:: WHAT THE EXERCISE ASKS ::
Extract everything from the first line through the line with "plt.rcParams['font.family'] = ['Open", both ends included, except for any pictures.
________________
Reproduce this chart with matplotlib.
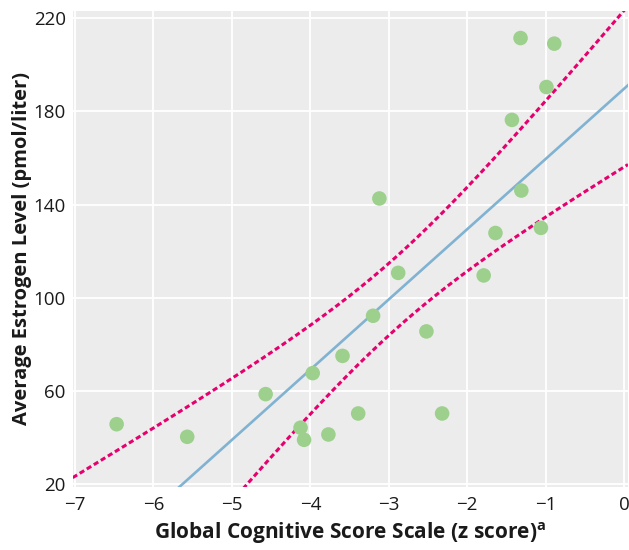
import numpy as np
import matplotlib
matplotlib.use("Agg")
import matplotlib.pyplot as plt

# Data
cognitive_z = [-6.47, -5.57, -4.57, -4.125, -4.08, -3.97, -3.77, -3.59, -3.39, -3.20, -3.12,
               -2.88, -2.52, -2.32, -1.79, -1.64, -1.43, -1.31, -1.32, -1.06, -0.99, -0.89]
estrogen = [45.8, 40.4, 58.7, 44.3, 39.1, 67.7, 41.4, 75.1, 50.4, 92.3, 142.6,
            110.7, 85.6, 50.4, 109.6, 127.8, 176.3, 146.0, 211.4, 130.0, 190.4, 209.0]
x_ticks = [-7, -6, -5, -4, -3, -2, -1, 0]
y_ticks = [20, 60, 100, 140, 180, 220]
t_crit = 2.086  # 95%, df = 20

x = np.array(cognitive_z)
y = np.array(estrogen)
n = len(x)
slope, intercept = np.polyfit(x, y, 1)
resid = y - (slope * x + intercept)
s = np.sqrt(np.sum(resid ** 2) / (n - 2))
xm = x.mean()
sxx = np.sum((x - xm) ** 2)

xs = np.linspace(-7.03, 0.05, 300)
fit = slope * xs + intercept
hw = t_crit * s * np.sqrt(1.0 / n + (xs - xm) ** 2 / sxx)

plt.rcParams['font.family'] = ['Open Sans', 'DejaVu Sans']

fig = plt.figure(figsize=(6.29, 5.5), dpi=100)
ax = fig.add_axes([72.7 / 629, 1 - 486.7 / 550, (628 - 72.7) / 629, (486.7 - 11) / 550])
ax.set_facecolor('#ececec')
for sp in ax.spines.values():
    sp.set_visible(False)
ax.grid(True, color='white', linewidth=1.3)
ax.set_axisbelow(True)

ax.plot(xs, fit, color='#80b2d2', linewidth=1.9, zorder=3)
ax.plot(xs, fit + hw, color='#e5006e', linewidth=2.2, dashes=(1.7, 1.0), zorder=3)
ax.plot(xs, fit - hw, color='#e5006e', linewidth=2.2, dashes=(1.7, 1.0), zorder=3)
ax.scatter(x, y, s=110, color='#9dd08d', edgecolors='none', zorder=4)

ax.set_xlim(-7.03, 0.05)
ax.set_ylim(19, 223)
ax.set_xticks(x_ticks)
ax.set_yticks(y_ticks)
ax.set_xticklabels(['\u2212%d' % abs(v) if v < 0 else '%d' % v for v in x_ticks])
ax.set_yticklabels([str(v) for v in y_ticks])
ax.tick_params(length=0, labelsize=13.5, colors='#1a1a1a')
ax.tick_params(axis='x', pad=7)
ax.tick_params(axis='y', pad=5)

ax.set_xlabel('Global Cognitive Score Scale (z score)$^{\\mathregular{a}}$', fontsize=15,
              fontweight='bold', labelpad=4, color='#1a1a1a')
ax.set_ylabel('Average Estrogen Level (pmol/liter)', fontsize=14.5, fontweight='bold',
              labelpad=1, color='#1a1a1a')

fig.savefig('out.png', dpi=100)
________________
:: RESULT OF THIS TASK ::
Reproduce this chart with matplotlib.
import numpy as np
import matplotlib
matplotlib.use("Agg")
import matplotlib.pyplot as plt

# Data
cognitive_z = [-6.47, -5.57, -4.57, -4.125, -4.08, -3.97, -3.77, -3.59, -3.39, -3.20, -3.12,
               -2.88, -2.52, -2.32, -1.79, -1.64, -1.43, -1.31, -1.32, -1.06, -0.99, -0.89]
estrogen = [45.8, 40.4, 58.7, 44.3, 39.1, 67.7, 41.4, 75.1, 50.4, 92.3, 142.6,
            110.7, 85.6, 50.4, 109.6, 127.8, 176.3, 146.0, 211.4, 130.0, 190.4, 209.0]
x_ticks = [-7, -6, -5, -4, -3, -2, -1, 0]
y_ticks = [20, 60, 100, 140, 180, 220]
t_crit = 2.086  # 95%, df = 20

x = np.array(cognitive_z)
y = np.array(estrogen)
n = len(x)
slope, intercept = np.polyfit(x, y, 1)
resid = y - (slope * x + intercept)
s = np.sqrt(np.sum(resid ** 2) / (n - 2))
xm = x.mean()
sxx = np.sum((x - xm) ** 2)

xs = np.linspace(-7.03, 0.05, 300)
fit = slope * xs + intercept
hw = t_crit * s * np.sqrt(1.0 / n + (xs - xm) ** 2 / sxx)

plt.rcParams['font.family'] = ['Open Sans', 'DejaVu Sans']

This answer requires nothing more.